The Ohio Department of Health Friday reported 9,476 new confirmed cases of COVID-19 — the third-highest one-day spike in cases. ODH also reported 127 new confirmed COVID-19 deaths Friday — the second-highest one-day increase in deaths seen throughout the pandemic. This includes 534 new cases in the Mahoning Valley.
In response to a reporter's question, he seemed to acknowledge that Ohio may return to additional restrictions to stem the uncontrollable spread.
"We are going to have to do more," he said, without specifically referencing past efforts, like stay-at-home orders utilized last spring.
For the first time since the state began issuing coronavirus test positivity advisories for travelers to and from different states, Ohio surpassed its own warning threshold of 15 percent.
Dr. Bruce Vanderhoff, Ohio Department of Health's chief medical officer, said that should be a "wake up call" to Ohioans.

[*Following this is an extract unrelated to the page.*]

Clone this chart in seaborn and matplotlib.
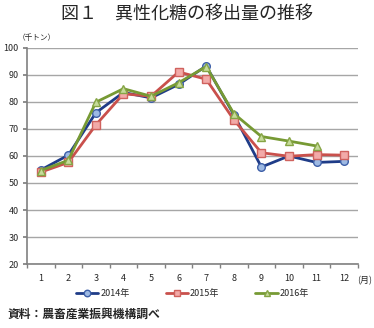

The's state's mask mandate, curfew and inspections of retail establishments have had modest success, DeWine said Friday. For example, mask compliance throughout the state has noticeably increased.
"We think these things help, but they clearly aren't helping enough," he said.
Meanwhile, the state is plotting a path toward its goal of herd immunity. The roll-out of the COVID-19 vaccine could start as early as Dec. 15, DeWine said Friday.
Ohioans in group "1A" will receive the vaccine first. They include:
- Healthcare workers and personnel involved in the care of COVID-19 patients;
- EMS responders;
- Vulnerable individuals who live together in close proximity and those who care for them, such as assisted living facilities, nursing homes, state psychiatric facilities and group homes.
The first shipment from Pfizer could come as early as Dec. 15. DeWine anticipates about 9,750 vaccines will go to hospitals, and 88,725 vaccines will be distributed to Walgreens and CVS to go to congregate care settings, like nursing homes.
Ohio is also expecting two additional shipments — of about 123,000 and 148,000 vaccines — from Pfizer. The second and third shipment from Pfizer has not been confirmed.
The state could also start to receive vaccines from Moderna. The first shipment, of 201,900 vaccines, will go to 98 hospitals and 108 health departments. A second shipment from Moderna of 89,000 is expected to go out a few days later.
Hospitals will vaccinate healthcare workers dealing with COVID-19 patients. Health departments will distribute to EMS and home health care workers, DeWine explained.
When asked when the general population will have access to the vaccine, DeWine said, "I don't think anybody knows that." But, "The goal is to get to them and get to them as fast as we can."